[Start Material to process]

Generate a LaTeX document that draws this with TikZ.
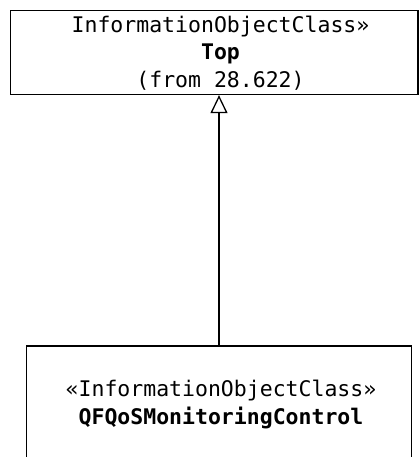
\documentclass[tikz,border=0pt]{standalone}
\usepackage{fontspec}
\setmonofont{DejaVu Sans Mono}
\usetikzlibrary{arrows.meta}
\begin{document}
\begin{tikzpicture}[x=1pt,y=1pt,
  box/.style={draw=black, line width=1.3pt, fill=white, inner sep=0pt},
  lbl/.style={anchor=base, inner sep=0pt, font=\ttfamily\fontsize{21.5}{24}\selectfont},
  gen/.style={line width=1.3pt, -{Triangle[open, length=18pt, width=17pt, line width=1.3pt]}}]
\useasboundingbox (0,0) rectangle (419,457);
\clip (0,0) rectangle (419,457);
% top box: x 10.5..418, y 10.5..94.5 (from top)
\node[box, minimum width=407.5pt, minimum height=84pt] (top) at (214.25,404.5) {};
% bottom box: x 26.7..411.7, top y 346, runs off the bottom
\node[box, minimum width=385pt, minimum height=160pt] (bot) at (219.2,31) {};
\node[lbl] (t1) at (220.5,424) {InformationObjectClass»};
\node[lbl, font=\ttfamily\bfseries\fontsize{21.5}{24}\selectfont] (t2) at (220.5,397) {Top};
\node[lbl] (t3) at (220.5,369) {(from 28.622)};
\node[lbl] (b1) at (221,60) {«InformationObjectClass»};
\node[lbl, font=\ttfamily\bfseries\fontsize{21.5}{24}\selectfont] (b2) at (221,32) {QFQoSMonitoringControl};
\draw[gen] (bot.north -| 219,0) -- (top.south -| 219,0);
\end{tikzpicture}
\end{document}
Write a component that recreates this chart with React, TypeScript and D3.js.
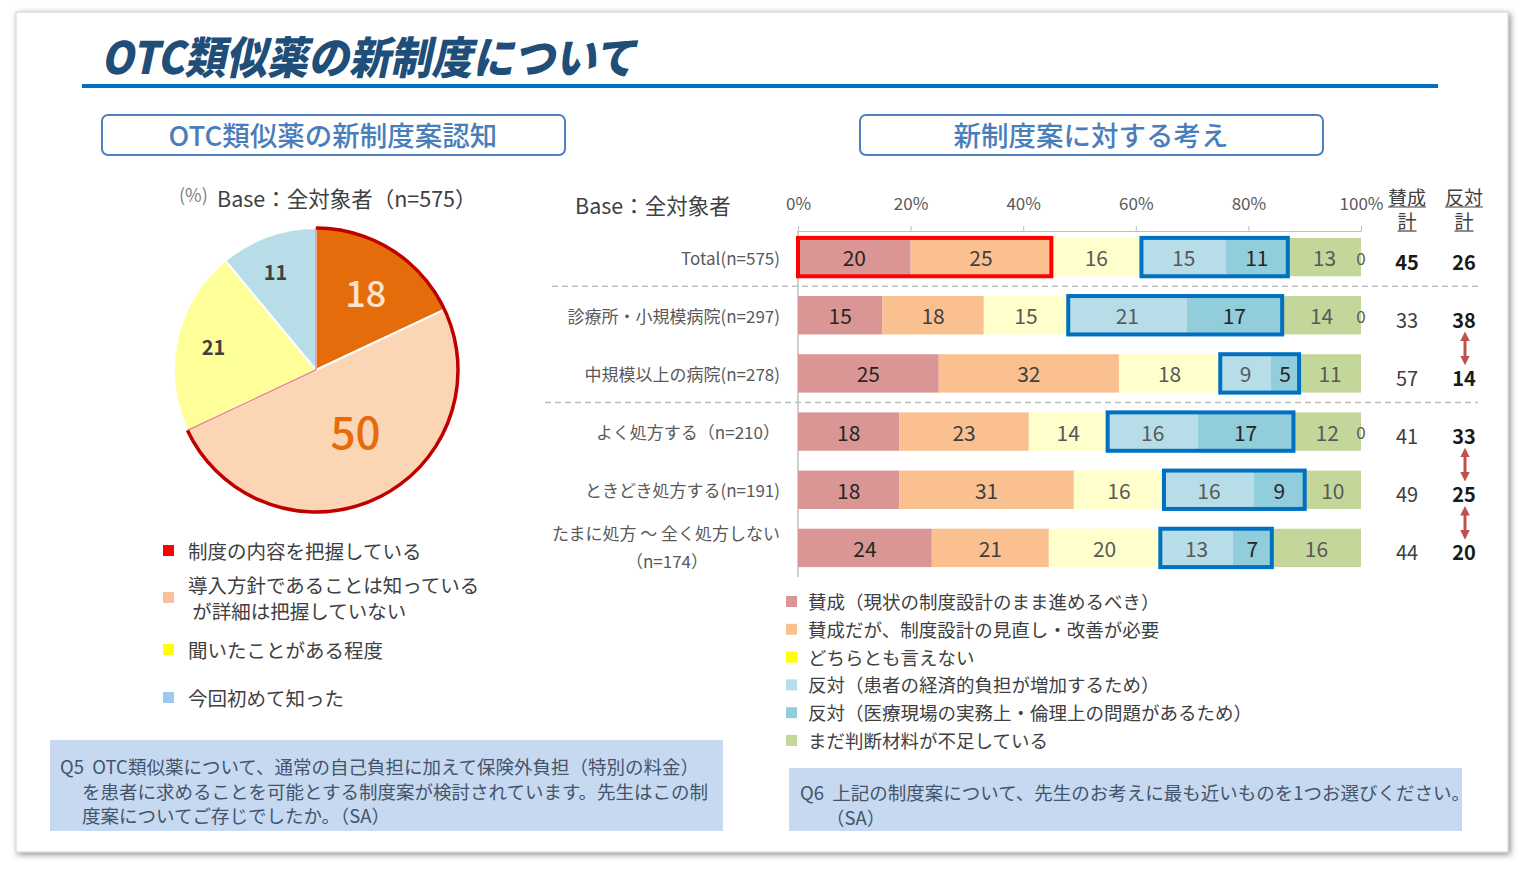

[End Material to process]

Task requirements >> All of the data needs repeating exactly, but the pictures do not.

Output of the task >>
Generate a LaTeX document that draws this with TikZ.
\documentclass[tikz,border=0pt]{standalone}
\usepackage{fontspec}
\setmonofont{DejaVu Sans Mono}
\usetikzlibrary{arrows.meta}
\begin{document}
\begin{tikzpicture}[x=1pt,y=1pt,
  box/.style={draw=black, line width=1.3pt, fill=white, inner sep=0pt},
  lbl/.style={anchor=base, inner sep=0pt, font=\ttfamily\fontsize{21.5}{24}\selectfont},
  gen/.style={line width=1.3pt, -{Triangle[open, length=18pt, width=17pt, line width=1.3pt]}}]
\useasboundingbox (0,0) rectangle (419,457);
\clip (0,0) rectangle (419,457);
% top box: x 10.5..418, y 10.5..94.5 (from top)
\node[box, minimum width=407.5pt, minimum height=84pt] (top) at (214.25,404.5) {};
% bottom box: x 26.7..411.7, top y 346, runs off the bottom
\node[box, minimum width=385pt, minimum height=160pt] (bot) at (219.2,31) {};
\node[lbl] (t1) at (220.5,424) {InformationObjectClass»};
\node[lbl, font=\ttfamily\bfseries\fontsize{21.5}{24}\selectfont] (t2) at (220.5,397) {Top};
\node[lbl] (t3) at (220.5,369) {(from 28.622)};
\node[lbl] (b1) at (221,60) {«InformationObjectClass»};
\node[lbl, font=\ttfamily\bfseries\fontsize{21.5}{24}\selectfont] (b2) at (221,32) {QFQoSMonitoringControl};
\draw[gen] (bot.north -| 219,0) -- (top.south -| 219,0);
\end{tikzpicture}
\end{document}
Write a component that recreates this chart with React, TypeScript and D3.js.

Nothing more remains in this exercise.